On the other hand, in the case where the excessive release agent is removed by the blade and collected by the tank for the reuse, the release agent may be deteriorated by the long-term use. In recent years, though, the release agent to be used in such devices utilize a silicon system oil which is chemically highly stable, and the problem of deterioration is solved to some extent.
However, by recycling and reusing the release agent, foreign matters such as the additive included in the toner or the toner itself will simultaneously be collected with the collection of the release agent. That is, the foreign matter adhered to the heat roll performing the fixing process will be adhered to the application roll, and will manage to pass through the application member and removed by the blade, and collected to the tank.
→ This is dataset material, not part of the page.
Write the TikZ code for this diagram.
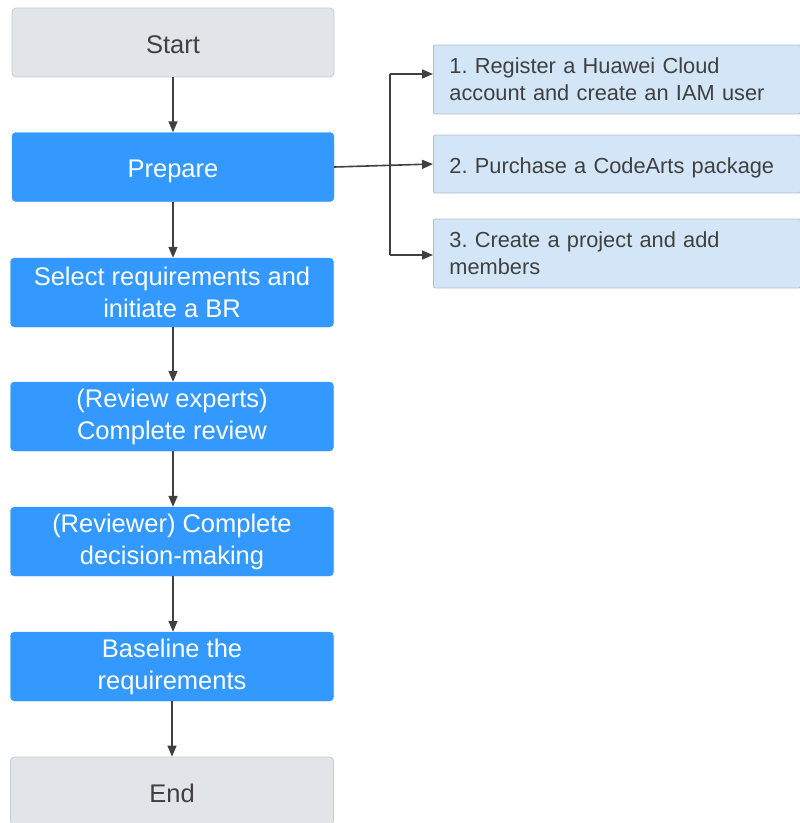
\documentclass[tikz,border=0pt]{standalone}
\usepackage{fontspec}
\setmainfont{Liberation Sans}
\usetikzlibrary{arrows.meta}
\definecolor{graybox}{HTML}{E1E4E8}
\definecolor{grayline}{HTML}{C8CBD0}
\definecolor{bluebox}{HTML}{3399FF}
\definecolor{lightbox}{HTML}{D3E6F8}
\definecolor{lightline}{HTML}{B4BEC8}
\definecolor{txt}{HTML}{404040}
\definecolor{conn}{HTML}{404040}
\tikzset{
  base/.style={rounded corners=4pt, minimum width=323pt, minimum height=69pt, inner sep=0pt, align=center, font=\fontsize{25.5}{32}\selectfont},
  termbox/.style={base, fill=graybox, draw=grayline, line width=0.8pt, text=txt},
  stepbox/.style={base, fill=bluebox, draw=bluebox, text=white},
  subbox/.style={rounded corners=2pt, fill=lightbox, draw=lightline, line width=0.8pt, text=txt, inner sep=0pt, minimum width=367pt, anchor=west, align=left, text width=335pt, font=\fontsize{21.8}{27}\selectfont},
  oneline/.style={text depth=0pt},
  conn/.style={draw=conn, line width=1.6pt, -{Triangle[length=11pt,width=9pt]}},
  line/.style={draw=conn, line width=1.6pt}
}
\begin{document}
\frenchspacing
\begin{tikzpicture}[x=1pt,y=-1pt]
\useasboundingbox (0,0) rectangle (800,823);
\node[termbox, oneline, text height=22pt, minimum width=322pt] (start) at (173,42.5) {Start};
\node[stepbox, oneline, text height=21pt, minimum width=322pt] (prep) at (173,167) {Prepare};
\node[stepbox] (sel) at (172,292.5) {Select requirements and\\initiate a BR};
\node[stepbox] (rev) at (172,416.5) {(Review experts)\\Complete review};
\node[stepbox] (dec) at (172,541.5) {(Reviewer) Complete\\decision-making};
\node[stepbox] (base) at (172,666.5) {Baseline the\\requirements};
\node[termbox, oneline, text height=22pt, minimum height=68pt] (end) at (172,791) {End};

\node[subbox, minimum height=69pt] (s1) at (433,79.5) {1. Register a Huawei Cloud\\account and create an IAM user};
\node[subbox, oneline, text height=19pt, minimum height=58pt] (s2) at (433,164) {2. Purchase a CodeArts package};
\node[subbox, minimum height=69pt] (s3) at (433,253.5) {3. Create a project and add\\members};

\draw[conn] (start.south -| 173,0) -- (prep.north -| 173,0);
\draw[conn] (prep.south -| 173,0) -- (sel.north -| 173,0);
\draw[conn] (sel.south -| 173,0) -- (rev.north -| 173,0);
\draw[conn] (rev.south -| 173,0) -- (dec.north -| 173,0);
\draw[conn] (dec.south -| 173,0) -- (base.north -| 173,0);
\draw[conn] (base.south -| 172,0) -- (end.north -| 172,0);

\coordinate (jt) at (390,74);
\coordinate (jb) at (390,255);
\draw[conn] (prep.east) -- (s2.west);
\draw[line] (jb) -- (jt);
\draw[conn] (jt) -- (jt -| s1.west);
\draw[conn] (jb) -- (jb -| s3.west);
\end{tikzpicture}
\end{document}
As a result, many impurities will be mixed into the release agent, damaging the release ability or the glossiness of the image, and creates the cause of offsets.
This problem could not be solved by the above-mentioned methods, and it is a problem that could not be solved when recycling and reusing the release agent.
Therefore, a supply pump could be mounted without reusing the release agent, and by limiting the amount of supply, the release agent corresponding to the reduced amount of release agent could be applied. However, in such case, the size of the device will be increased as was explained above, and the problem of raise in the cost is left unsolved.